How come in nearly every firefight video I've seen the enemy is never visible in the videos? Judging from the audio in most of them it seems like even the participants aren't sure where they're shooting from either and just start mag dumping in the general location of the shots. Somebody please explain modern firefight tactics to me.
I'm not dogging on them or anything, I just don't understand it at all.
..most of these videos were shot prior to the shooting starting, generally they go like this:
>onna patrol walkin
>lotsa running to somewhere
>shoot at some trees in the distance
I think they shoot more at "that building" or "those bushes". It's not like they can just stand up and pull the binoculars out and just look around without getting shot.

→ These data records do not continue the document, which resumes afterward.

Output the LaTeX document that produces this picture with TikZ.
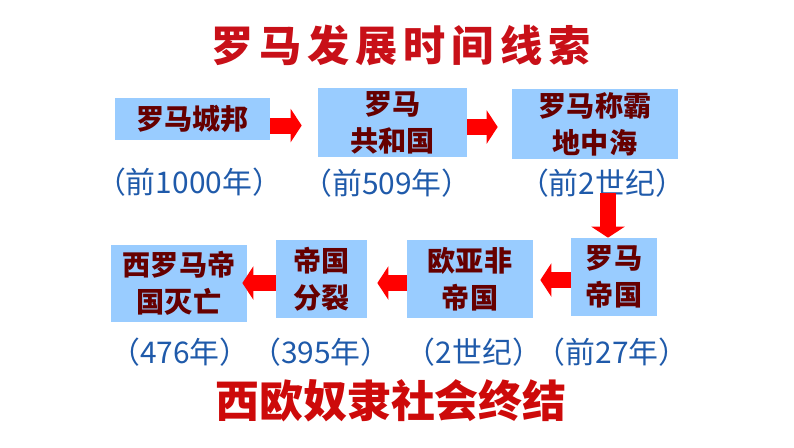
\documentclass[tikz,border=0pt]{standalone}
\usepackage{fontspec}
\newfontfamily\cjk{Noto Sans CJK SC}
\newfontfamily\cjktitle[LetterSpace=14]{Noto Sans CJK SC}
\usetikzlibrary{arrows.meta}
\definecolor{boxblue}{RGB}{153,204,255}
\definecolor{boxtext}{RGB}{102,0,0}
\definecolor{yearblue}{RGB}{31,90,170}
\definecolor{titlered}{RGB}{200,16,24}
\definecolor{endred}{RGB}{205,10,10}

\begin{document}
\begin{tikzpicture}[x=0.02cm,y=-0.02cm,
  stage/.style={fill=boxblue,text=boxtext,align=center,inner sep=0pt,
                font=\cjk\bfseries\fontsize{16}{21}\selectfont},
  year/.style={text=yearblue,inner sep=0pt,font=\cjk\fontsize{17}{20}\selectfont},
  bigarrow/.style={red,line width=0.32cm,-{Triangle[length=0.22cm,width=0.66cm]}}]
  \useasboundingbox (0,0) rectangle (794,447);
  \node[font=\cjktitle\bfseries\fontsize{24}{26}\selectfont,text=titlered]
    (title) at (401,45) {罗马发展时间线索};

  % Upper row, left to right.
  \node[stage,minimum width=3.1cm,minimum height=0.84cm] (city) at (192.5,119) {罗马城邦};
  \node[stage,minimum width=2.98cm,minimum height=1.38cm] (republic) at (392.5,122.5) {罗马\\共和国};
  \node[stage,minimum width=3.32cm,minimum height=1.4cm] (med) at (595,124) {罗马称霸\\地中海};
  % Lower row, right to left.
  \node[stage,minimum width=1.72cm,minimum height=1.56cm] (empire) at (614,277) {罗马\\帝国};
  \node[stage,minimum width=2.52cm,minimum height=1.56cm] (eurasia) at (470,279) {欧亚非\\帝国};
  \node[stage,minimum width=1.82cm,minimum height=1.56cm] (split) at (321.5,279) {帝国\\分裂};
  \node[stage,minimum width=2.72cm,minimum height=1.54cm] (fall) at (179,283.5) {西罗马帝\\国灭亡};

  \foreach \n/\x/\y/\t in {city/189/182/（前1000年）,republic/387/183/（前509年）,
      med/602/183/（前2世纪）,empire/612/352/（前27年）,eurasia/474/352/（2世纪）,
      split/321/352/（395年）,fall/180/352/（476年）}
    \node[year] (\n-yr) at (\x,\y) {\t};

  \draw[bigarrow,shorten >=0.32cm] ([yshift=-0.13cm]city.east) -- ([yshift=-0.13cm]city.east -| republic.west);
  \draw[bigarrow,shorten >=0.28cm] ([yshift=-0.09cm]republic.east) -- ([yshift=-0.09cm]republic.east -| med.west);
  \draw[bigarrow,shorten <=-0.1cm] ([xshift=-0.12cm]med-yr.south -| empire.north) -- ([xshift=-0.12cm]empire.north);
  \draw[bigarrow,shorten >=0.14cm] ([yshift=-0.06cm]empire.west) -- ([yshift=-0.06cm]empire.west -| eurasia.east);
  \draw[bigarrow,shorten >=0.2cm] ([yshift=-0.08cm]eurasia.west) -- ([yshift=-0.08cm]eurasia.west -| split.east);
  \draw[bigarrow,shorten >=-0.1cm] ([yshift=-0.08cm]split.west) -- ([yshift=-0.08cm]split.west -| fall.east);

  \node[font=\cjk\bfseries\fontsize{25}{28}\selectfont,text=endred] (end) at (391,401) {西欧奴隶社会终结};
\end{tikzpicture}
\end{document}
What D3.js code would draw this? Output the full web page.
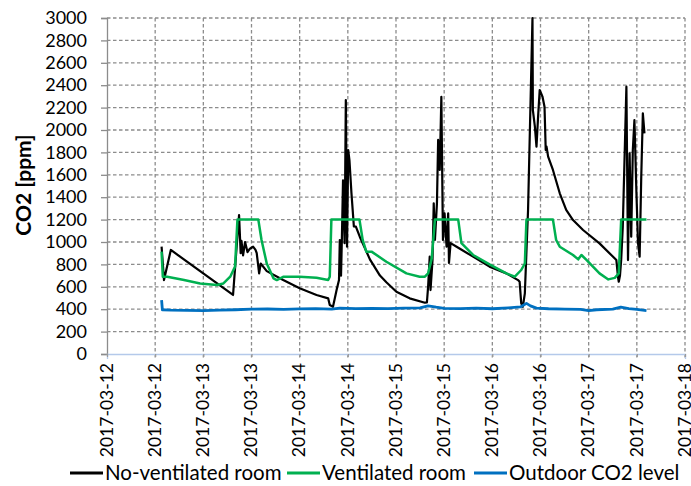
<!DOCTYPE html>
<html><head><meta charset="utf-8">
<script src="https://cdn.jsdelivr.net/npm/d3@7"></script>
<style>
html,body{margin:0;padding:0;background:#fff;}
svg{display:block;font-family:Lato,"Open Sans",sans-serif;}
</style></head>
<body>
<svg id="chart" width="691" height="486"></svg>
<script>
// ---- data (hours since 2017-03-12 00:00, CO2 ppm) ----
const seriesNames = ["No-ventilated room", "Ventilated room", "Outdoor CO2 level"];
const seriesColors = ["#000000", "#00B050", "#0070C0"];

const noVentHours = [13.6,14.2,15.9,31.4,32.9,33.3,33.5,33.9,34.4,35.0,35.6,36.4,37.0,37.3,37.9,38.3,39.8,43.9,48.0,52.2,55.1,55.5,56.3,57.2,57.8,58.0,58.3,58.5,58.8,59.2,59.5,59.8,60.1,60.4,60.9,61.5,62.0,63.0,65.5,68.0,69.6,72.1,75.4,79.2,79.7,80.0,80.4,80.6,81.1,81.4,81.7,82.2,82.5,82.9,83.3,83.7,84.1,84.6,85.0,85.2,85.6,87.1,91.2,95.3,99.5,102.4,102.8,103.2,103.6,104.1,104.9,106.0,106.1,106.6,107.0,107.4,107.8,108.5,109.0,109.3,109.5,109.9,111.1,112.8,114.4,116.1,118.6,122.7,126.9,127.3,127.5,127.8,128.1,128.5,129.4,129.8,130.2,130.6,131.0,131.4,131.9,132.3,132.7,133.1,133.5,133.9];
const noVentValues = [958,660,929,527,1241,900,1010,880,1000,910,940,958,930,900,720,808,740,660,587,527,497,437,422,571,660,1018,700,1000,1550,990,2268,958,1821,1732,1437,1140,1137,1045,845,700,640,556,497,458,460,601,869,571,839,1345,1018,1345,1911,1643,2297,1018,1256,958,1256,813,990,958,869,780,720,660,645,452,422,542,1286,3000,2178,2030,1851,2119,2357,2297,2208,1821,1851,1762,1643,1435,1286,1196,1107,988,839,690,645,700,840,1137,2387,839,1792,1047,1821,2089,1435,988,869,1583,2149,1970];

const ventHours = [13.6,13.9,15.0,19.2,23.2,27.4,29.0,30.7,31.9,32.5,37.7,38.5,39.8,41.5,42.3,44.0,48.0,52.2,55.1,55.5,55.9,62.9,63.7,64.6,65.9,69.6,74.6,77.9,79.2,80.0,80.9,81.7,87.5,88.3,91.2,95.3,99.5,101.6,103.2,104.1,104.5,111.1,111.9,112.8,116.1,117.4,118.2,119.5,122.7,124.9,126.5,127.5,128.1,134.4];
const ventValues = [914,690,690,660,630,616,630,690,780,1200,1200,1018,808,675,660,690,690,680,660,690,1200,1200,1018,914,914,824,720,690,690,720,854,1200,1200,990,884,800,720,690,750,808,1200,1200,1018,958,884,845,884,839,720,666,680,720,1200,1200];

const outdoorHours = [13.6,13.8,16,20,24,28,32,36,40,44,48,52,56,58,62,66,70,74,78,80,82,84,88,92,96,100,103,104.5,105.5,107,110,114,118,120,122,126,128,130,132,134.4];
const outdoorValues = [482,395,392,390,388,392,395,400,402,398,403,405,400,410,405,408,406,410,412,430,418,408,405,410,404,412,420,452,430,410,404,400,398,388,395,400,418,405,398,387];

const yTicks = [0,200,400,600,800,1000,1200,1400,1600,1800,2000,2200,2400,2600,2800,3000];
const yLabel = "CO2 [ppm]";
const startDate = new Date(2017, 2, 12, 0, 0);
const endDate = new Date(2017, 2, 18, 0, 0);

// ---- layout ----
const svg = d3.select("#chart");
const L = 107, R = 685, T = 18, B = 354;
const x = d3.scaleTime().domain([startDate, endDate]).range([L, R]);
const y = d3.scaleLinear().domain([0, 3000]).range([B, T]);
const toDate = h => new Date(startDate.getTime() + h * 3600 * 1000);
const xTicks = d3.timeHour.every(12).range(startDate, d3.timeHour.offset(endDate, 1));
const fmt = d3.timeFormat("%Y-%m-%d");

// horizontal gridlines
svg.append("g").selectAll("line").data(yTicks.filter(v => v > 0)).join("line")
  .attr("x1", L).attr("x2", R).attr("y1", d => y(d)).attr("y2", d => y(d))
  .attr("stroke", "#8c8c8c").attr("stroke-width", 1.3).attr("stroke-dasharray", "3.5,2.5");
// vertical gridlines
svg.append("g").selectAll("line").data(xTicks.slice(1)).join("line")
  .attr("x1", d => x(d)).attr("x2", d => x(d)).attr("y1", T).attr("y2", B + 5)
  .attr("stroke", "#8c8c8c").attr("stroke-width", 1.3).attr("stroke-dasharray", "3.5,2.5");

// y axis
const yAxis = svg.append("g").attr("transform", `translate(${L},0)`)
  .call(d3.axisLeft(y).tickValues(yTicks).tickSize(6).tickPadding(14).tickFormat(d3.format("d")));
yAxis.select(".domain").attr("stroke", "#8c8c8c").attr("stroke-width", 1.3);
yAxis.selectAll(".tick line").attr("stroke", "#8c8c8c").attr("stroke-width", 1.3);
yAxis.selectAll("text").attr("font-size", 18).attr("fill", "#000").attr("font-family", "Lato");

// x axis
const xAxis = svg.append("g").attr("transform", `translate(0,${B})`)
  .call(d3.axisBottom(x).tickValues(xTicks).tickSize(5).tickFormat(fmt));
xAxis.select(".domain").attr("stroke", "#b4c9ea").attr("stroke-width", 1.3);
xAxis.selectAll(".tick line").attr("stroke", "#9a9a9a").attr("stroke-width", 1.2).attr("stroke-dasharray", "3,2");
xAxis.selectAll("text")
  .attr("font-size", 17.5).attr("fill", "#000").attr("font-family", "Lato")
  .attr("transform", "rotate(-90)")
  .attr("text-anchor", "end").attr("x", -9).attr("y", 0).attr("dy", "0.3em");

// y label
svg.append("text").attr("transform", `translate(31,185) rotate(-90)`)
  .attr("text-anchor", "middle").attr("font-size", 21).attr("font-weight", "bold")
  .attr("font-family", "Lato").attr("fill", "#000").text(yLabel);

// series
svg.append("clipPath").attr("id", "plotclip").append("rect")
  .attr("x", L).attr("y", T - 2).attr("width", R - L).attr("height", B - T + 2);
const line = d3.line().x(d => x(toDate(d[0]))).y(d => y(d[1]));
const seriesData = [
  d3.zip(noVentHours, noVentValues),
  d3.zip(ventHours, ventValues),
  d3.zip(outdoorHours, outdoorValues)
];
const widths = [2.2, 2.5, 2.8];
svg.append("g").attr("clip-path", "url(#plotclip)").selectAll("path").data(seriesData).join("path")
  .attr("d", line).attr("fill", "none")
  .attr("stroke", (d, i) => seriesColors[i]).attr("stroke-width", (d, i) => widths[i])
  .attr("stroke-linejoin", "round");

// legend
const legendX = [70, 287, 474];
const lg = svg.append("g").attr("transform", "translate(0,473)");
seriesNames.forEach((name, i) => {
  lg.append("line").attr("x1", legendX[i]).attr("x2", legendX[i] + 33).attr("y1", 0).attr("y2", 0)
    .attr("stroke", seriesColors[i]).attr("stroke-width", 2.8);
  lg.append("text").attr("x", legendX[i] + 35).attr("y", 0).attr("dy", "0.35em")
    .attr("font-size", 20.5).attr("font-family", "Lato").attr("fill", "#000").text(name);
});
</script>
</body></html>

I think the point of that scene was to be a hyperbole about the insanity and surreal nature of being in war, coupled with the off-the-fucking-wall people you encounter in the service.
We see much more clearly than even UHD cameras are capable of recording images. Human eyes are capable of resolving an angle as small as 0.0003 mils - that's like 1ft at 1100yds in favourable conditions.
You cannot see anything close to that amount of detail in a compressed youtube video.
1. These gopros are not zoomed in and generally have a pretty wide default angle.
2. Often times they don't see them. They are hundreds of meters away and hide in vegetation. They'll primarily spot dust kicking up and shoot at that.
3. Close quarters footage with visible death is not allowed to be posted by the US military. Take for instance the footage of the near miss with the RPG from <50m. You know they proceed to clear the compound he shot from and kill him at short distance, but the video is cut before they enter.
4. The action that is filmed typically from Afghanistan is called a react to contact. A team will patrol as a show of force (basically bait), they will be ambushed, and they will return fire until they can move, another unit can maneuver to counter attack, a firing mission is called, or air support is called.